Michael Kirby had only just begun his address. But then there was consternation in the room; one of the guests had passed out. And who was first to attend to him, give him first aid, and then bound down the stairs to make sure the ambulance was coming? None other than the 28th prime minister, Tony Abbott. I phoned him about another matter two days later. The first thing he told me was that the man, whose name he recalled accurately, had recovered.
As I said, this is typical of the man. He has that sense of service Sandhurst cadets are taught is the essential characteristic of leadership, being ‘free from the slightest trait of self-interest’.
As indeed was the subject of the celebration, ‘Our Sovereign Lady The Queen.’
And in so describing her, that splendid jewel of the English language, the Book of Common Prayer, nowhere refers to her as ‘Head of State’.
Although debate about the head of state is scheduled to be the centrepiece of Mr Albanese’s second term – if there is one – few if any Australians are lying awake at night wondering just who their head of state is.
Until republicans abandoned all their ridiculous reasons for spending billions on turning us into a politicians’ republic, few had ever heard of the term. It wasn’t in the Macquarie Dictionary and only diplomats and international lawyers regularly used it. (As I have taught international law in several universities and been asked by a foreign university to sit on a relevant doctoral assessment panel, I can claim to have some understanding of the term.)
Back at the Union Club, I told the assembly about the last time I had seen the Queen. To my surprise, a smiling prime minister, Julia Gillard, had recognised me and, without any notes, graciously presented me to the Queen.
I in turn introduced young Jai Martinkovits as Australians for Constitutional Monarchy’s executive director and as such, the current successor to Tony Abbott. The Queen ever so slightly raised an eyebrow and said, ‘Really’. I took that as a statement of interest, indeed approval.
The royal visit was one where I had sent out the usual tongue-in-cheek warning to monarchists, ‘Never stand between visiting royalty and republicans – otherwise, you’ll be knocked over in the rush.’ I did not think that it would have applied at the reception. But Jai, who has broad shoulders, had to use them to block a republican senator from jumping the line. Have republicans no shame?
Just reflecting on Tony Abbott’s rush to help the man who collapsed made me think of what a terrible thing the success of the Turnbull coup was. Like Donald Trump, Tony was the object of treacherous undermining from the very beginning, aided by collaborators in the mainstream media. Instead of reporting, they see it as their role to make the news and force change. They did the same to John Howard, the best prime minister since Sir Robert Menzies.
Which brings me to the Australian’s recent full-page piece to tell us about Tina Brown’s ‘radical blueprint to rescue the monarchy’.

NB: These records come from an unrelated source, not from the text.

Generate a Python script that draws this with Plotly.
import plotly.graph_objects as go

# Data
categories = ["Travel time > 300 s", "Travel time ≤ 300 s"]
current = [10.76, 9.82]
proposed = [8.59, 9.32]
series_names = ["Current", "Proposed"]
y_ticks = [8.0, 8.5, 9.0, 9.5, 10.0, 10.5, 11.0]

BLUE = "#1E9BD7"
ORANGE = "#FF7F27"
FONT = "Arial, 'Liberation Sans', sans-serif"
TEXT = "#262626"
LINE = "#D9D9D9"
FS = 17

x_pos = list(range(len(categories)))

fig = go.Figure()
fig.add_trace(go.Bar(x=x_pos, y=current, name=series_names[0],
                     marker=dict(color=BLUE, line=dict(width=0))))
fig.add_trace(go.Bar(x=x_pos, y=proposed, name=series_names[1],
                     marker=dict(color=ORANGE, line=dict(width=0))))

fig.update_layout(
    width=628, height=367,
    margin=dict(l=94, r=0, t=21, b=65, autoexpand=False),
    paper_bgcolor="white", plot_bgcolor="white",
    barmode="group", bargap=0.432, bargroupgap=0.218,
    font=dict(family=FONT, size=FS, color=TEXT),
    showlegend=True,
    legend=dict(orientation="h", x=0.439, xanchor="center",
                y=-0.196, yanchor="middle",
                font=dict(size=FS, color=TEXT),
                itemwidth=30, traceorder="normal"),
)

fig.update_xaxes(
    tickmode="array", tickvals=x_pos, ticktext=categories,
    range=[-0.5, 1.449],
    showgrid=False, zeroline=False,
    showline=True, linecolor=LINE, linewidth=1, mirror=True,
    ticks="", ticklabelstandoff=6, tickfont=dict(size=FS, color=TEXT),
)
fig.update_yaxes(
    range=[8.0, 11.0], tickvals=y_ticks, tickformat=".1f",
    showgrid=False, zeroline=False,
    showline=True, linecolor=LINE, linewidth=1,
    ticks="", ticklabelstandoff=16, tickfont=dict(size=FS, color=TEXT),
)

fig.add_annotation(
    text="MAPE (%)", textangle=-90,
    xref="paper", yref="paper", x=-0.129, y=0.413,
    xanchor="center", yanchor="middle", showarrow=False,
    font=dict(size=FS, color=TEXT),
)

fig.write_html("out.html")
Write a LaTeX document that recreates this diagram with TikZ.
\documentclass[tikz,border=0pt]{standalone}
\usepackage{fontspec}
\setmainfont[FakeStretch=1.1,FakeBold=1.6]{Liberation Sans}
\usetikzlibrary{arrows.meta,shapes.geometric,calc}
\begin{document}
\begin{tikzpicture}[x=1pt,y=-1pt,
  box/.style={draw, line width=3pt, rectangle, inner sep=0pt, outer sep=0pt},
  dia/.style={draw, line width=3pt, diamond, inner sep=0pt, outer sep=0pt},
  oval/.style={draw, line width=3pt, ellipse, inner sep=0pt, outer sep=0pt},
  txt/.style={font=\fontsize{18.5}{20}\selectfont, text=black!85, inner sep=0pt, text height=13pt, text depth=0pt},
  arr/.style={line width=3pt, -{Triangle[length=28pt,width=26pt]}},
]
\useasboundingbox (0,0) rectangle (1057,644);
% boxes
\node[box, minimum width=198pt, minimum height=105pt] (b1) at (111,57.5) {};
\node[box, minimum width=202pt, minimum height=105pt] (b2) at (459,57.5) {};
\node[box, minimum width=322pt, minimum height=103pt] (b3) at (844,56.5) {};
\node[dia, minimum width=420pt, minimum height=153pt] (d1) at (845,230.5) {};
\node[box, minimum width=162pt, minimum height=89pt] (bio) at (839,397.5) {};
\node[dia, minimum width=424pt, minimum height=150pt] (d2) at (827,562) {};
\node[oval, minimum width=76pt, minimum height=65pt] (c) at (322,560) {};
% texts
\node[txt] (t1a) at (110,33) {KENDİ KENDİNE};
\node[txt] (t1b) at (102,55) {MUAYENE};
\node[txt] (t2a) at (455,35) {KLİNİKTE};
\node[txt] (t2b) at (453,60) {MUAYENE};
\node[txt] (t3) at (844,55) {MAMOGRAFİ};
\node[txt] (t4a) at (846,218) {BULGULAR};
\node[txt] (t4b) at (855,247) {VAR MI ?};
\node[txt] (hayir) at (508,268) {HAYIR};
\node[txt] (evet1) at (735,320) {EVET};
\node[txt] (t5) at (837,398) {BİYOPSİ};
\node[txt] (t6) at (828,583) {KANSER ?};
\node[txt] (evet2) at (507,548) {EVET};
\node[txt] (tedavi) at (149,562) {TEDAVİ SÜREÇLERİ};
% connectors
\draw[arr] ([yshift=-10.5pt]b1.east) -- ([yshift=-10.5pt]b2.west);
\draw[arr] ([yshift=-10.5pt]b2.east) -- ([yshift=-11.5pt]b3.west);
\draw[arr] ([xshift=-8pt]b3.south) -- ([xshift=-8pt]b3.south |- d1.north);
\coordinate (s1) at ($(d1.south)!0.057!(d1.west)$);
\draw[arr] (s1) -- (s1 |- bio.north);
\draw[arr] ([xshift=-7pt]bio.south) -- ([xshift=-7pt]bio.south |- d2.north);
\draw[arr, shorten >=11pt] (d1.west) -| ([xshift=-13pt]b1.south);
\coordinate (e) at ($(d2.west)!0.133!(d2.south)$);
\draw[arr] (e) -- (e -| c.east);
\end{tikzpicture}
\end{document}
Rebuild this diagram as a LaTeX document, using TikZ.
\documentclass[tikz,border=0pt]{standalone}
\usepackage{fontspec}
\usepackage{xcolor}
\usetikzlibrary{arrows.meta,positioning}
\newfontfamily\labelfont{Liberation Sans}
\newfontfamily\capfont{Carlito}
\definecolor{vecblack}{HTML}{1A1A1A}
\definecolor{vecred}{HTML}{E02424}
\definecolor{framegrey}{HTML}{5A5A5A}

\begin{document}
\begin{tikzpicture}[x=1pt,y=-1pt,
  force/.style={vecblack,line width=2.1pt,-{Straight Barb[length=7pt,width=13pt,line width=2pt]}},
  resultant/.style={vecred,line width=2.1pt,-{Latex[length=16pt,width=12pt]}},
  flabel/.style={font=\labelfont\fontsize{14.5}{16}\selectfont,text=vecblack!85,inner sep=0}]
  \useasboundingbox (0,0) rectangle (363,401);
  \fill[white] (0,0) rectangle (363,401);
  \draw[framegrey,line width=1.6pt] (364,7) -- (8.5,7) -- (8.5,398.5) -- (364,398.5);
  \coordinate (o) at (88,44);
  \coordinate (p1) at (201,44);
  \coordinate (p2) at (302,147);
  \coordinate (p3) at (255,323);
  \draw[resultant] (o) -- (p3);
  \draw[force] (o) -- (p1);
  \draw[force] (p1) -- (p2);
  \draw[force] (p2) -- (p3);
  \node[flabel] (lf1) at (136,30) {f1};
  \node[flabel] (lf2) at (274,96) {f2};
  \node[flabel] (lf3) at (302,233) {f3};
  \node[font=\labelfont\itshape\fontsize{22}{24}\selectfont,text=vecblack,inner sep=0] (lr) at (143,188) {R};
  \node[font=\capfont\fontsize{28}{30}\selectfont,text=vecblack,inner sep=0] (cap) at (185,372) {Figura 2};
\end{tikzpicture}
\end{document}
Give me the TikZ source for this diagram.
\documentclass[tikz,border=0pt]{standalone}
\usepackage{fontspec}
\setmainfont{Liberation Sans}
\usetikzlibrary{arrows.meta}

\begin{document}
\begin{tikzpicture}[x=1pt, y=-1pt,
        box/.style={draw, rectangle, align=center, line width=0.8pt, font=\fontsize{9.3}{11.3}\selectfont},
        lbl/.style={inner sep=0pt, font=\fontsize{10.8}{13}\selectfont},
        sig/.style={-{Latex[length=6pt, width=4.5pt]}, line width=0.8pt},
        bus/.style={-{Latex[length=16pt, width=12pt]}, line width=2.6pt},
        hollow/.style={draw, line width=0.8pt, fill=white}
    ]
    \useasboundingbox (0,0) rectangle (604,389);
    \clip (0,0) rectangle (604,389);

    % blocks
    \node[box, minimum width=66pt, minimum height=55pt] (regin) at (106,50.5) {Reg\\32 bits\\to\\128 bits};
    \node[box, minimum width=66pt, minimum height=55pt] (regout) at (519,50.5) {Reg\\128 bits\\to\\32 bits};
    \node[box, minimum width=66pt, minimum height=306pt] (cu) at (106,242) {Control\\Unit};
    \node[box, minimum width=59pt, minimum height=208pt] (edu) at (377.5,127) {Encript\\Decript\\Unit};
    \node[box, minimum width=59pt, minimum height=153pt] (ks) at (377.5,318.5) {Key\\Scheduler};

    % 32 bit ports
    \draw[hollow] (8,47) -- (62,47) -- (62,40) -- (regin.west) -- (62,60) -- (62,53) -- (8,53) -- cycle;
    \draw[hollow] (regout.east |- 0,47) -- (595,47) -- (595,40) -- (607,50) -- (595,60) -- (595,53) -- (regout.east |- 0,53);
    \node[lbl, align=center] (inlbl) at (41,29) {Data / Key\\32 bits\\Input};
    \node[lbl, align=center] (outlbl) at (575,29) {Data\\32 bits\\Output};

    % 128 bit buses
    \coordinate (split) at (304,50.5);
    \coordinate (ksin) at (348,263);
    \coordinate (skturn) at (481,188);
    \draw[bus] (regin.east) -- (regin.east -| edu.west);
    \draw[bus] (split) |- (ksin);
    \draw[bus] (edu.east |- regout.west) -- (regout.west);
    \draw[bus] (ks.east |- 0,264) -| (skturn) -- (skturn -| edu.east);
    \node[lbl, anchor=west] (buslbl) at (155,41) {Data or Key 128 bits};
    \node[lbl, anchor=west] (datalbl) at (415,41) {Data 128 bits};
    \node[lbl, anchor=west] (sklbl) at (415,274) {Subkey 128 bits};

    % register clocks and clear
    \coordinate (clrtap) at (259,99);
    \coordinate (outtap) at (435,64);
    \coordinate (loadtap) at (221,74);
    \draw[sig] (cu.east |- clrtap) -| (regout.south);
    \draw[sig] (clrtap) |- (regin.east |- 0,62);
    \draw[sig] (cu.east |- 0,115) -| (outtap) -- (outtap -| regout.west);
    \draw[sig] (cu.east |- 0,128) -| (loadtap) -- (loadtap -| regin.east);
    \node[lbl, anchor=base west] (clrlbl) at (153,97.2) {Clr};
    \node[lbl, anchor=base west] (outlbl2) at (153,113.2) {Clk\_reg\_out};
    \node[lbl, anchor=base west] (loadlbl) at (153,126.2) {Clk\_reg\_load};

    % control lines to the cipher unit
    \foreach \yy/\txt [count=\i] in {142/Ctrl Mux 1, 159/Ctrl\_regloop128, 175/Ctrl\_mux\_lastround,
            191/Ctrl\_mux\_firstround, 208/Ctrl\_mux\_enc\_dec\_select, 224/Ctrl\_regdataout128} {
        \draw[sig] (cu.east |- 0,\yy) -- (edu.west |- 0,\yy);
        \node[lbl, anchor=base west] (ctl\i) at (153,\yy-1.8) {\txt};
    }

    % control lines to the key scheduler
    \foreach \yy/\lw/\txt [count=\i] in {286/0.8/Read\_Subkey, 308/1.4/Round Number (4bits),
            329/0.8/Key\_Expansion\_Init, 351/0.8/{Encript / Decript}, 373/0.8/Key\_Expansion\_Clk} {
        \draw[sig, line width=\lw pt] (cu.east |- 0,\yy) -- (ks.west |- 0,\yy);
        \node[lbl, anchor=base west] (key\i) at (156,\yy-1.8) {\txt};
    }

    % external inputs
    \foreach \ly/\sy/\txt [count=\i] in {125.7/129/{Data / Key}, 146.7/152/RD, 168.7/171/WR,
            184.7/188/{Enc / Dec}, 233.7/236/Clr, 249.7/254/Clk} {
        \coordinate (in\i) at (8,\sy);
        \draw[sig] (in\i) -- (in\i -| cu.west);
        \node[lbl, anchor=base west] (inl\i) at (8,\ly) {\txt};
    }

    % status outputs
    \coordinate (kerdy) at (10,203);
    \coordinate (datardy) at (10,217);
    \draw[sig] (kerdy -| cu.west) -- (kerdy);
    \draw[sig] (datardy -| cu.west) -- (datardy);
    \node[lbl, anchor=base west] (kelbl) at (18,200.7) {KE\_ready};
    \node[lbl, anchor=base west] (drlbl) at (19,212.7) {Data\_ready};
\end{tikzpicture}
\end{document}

Now just who is Tina Brown? The ‘queen of royal biographers,’ said the Australian. But Philip Hensher’s Spectator conclusion about her book Palace Letters is revealing. ‘Royal gossip,’ he says, ‘is largely invented… but Tina Brown repeats it regardless.’ The fact is, he says, you can make anything up about the royal family and it will be printed as a matter of fact. Or broadcast, as the recent TV series The Crown illustrates.
There are three ridiculous proposals in Ms Brown’s ‘blueprint’. She claims it’s clear that most of the fifteen Commonwealth realms will want to become republics under Charles. Not true; whenever the people are actually asked, as they have been in three realms, they say ‘No’. She proposed Charles announce he will no longer serve as head of state (she obviously doesn’t understand the law and practice in Australia) unless the local population votes for him to remain in a referendum. But the last thing governments like the Barbadian will do is call a referendum. They have seen what happened when the St Vincent government did this and lost.
Her proposals get sillier. Charles should then step down from being Head of the Commonwealth (which is certainly not the federation she claims it is). There is nobody else who can be Head. If it were to rotate, we would have had Idi Amin and Robert Mugabe.
Her ‘remedy’ for the pushy nobodies who demonstrate during royal tours to get publicity from a lazy media is for the royal family to embrace issues such as, you guessed it, ‘climate change’. And what do they do when, as Senator Canavan points out, net-zero is dead?
Then she wants Charles to play his ‘joker card’ and bring back Harry and Meghan to be ‘successful’ ambassadors for the new Commonwealth. Rather than rescuing the monarchy, these recommendations will destroy it. So why publish this?
The answer may lie in a recent editorial praising the Queen for her seventy years of service. The Australian completely spoiled the effect by having a laudatory paragraph at the end about the appointment of an assistant minister for the republic.
The Australian still has egg on its face over its referendum campaign. It’s surely time to get over it. A second referendum is doomed to defeat.
The Australian doesn’t want to save the monarchy. No wonder they published this piece. Adopted, it could destroy the institution. Meanwhile, back to where I started. Of the current crop of politicians, the one who has, more than any other, the intellect, experience, capacity and integrity to be in the Lodge is our 28th prime minister, Anthony John Abbott.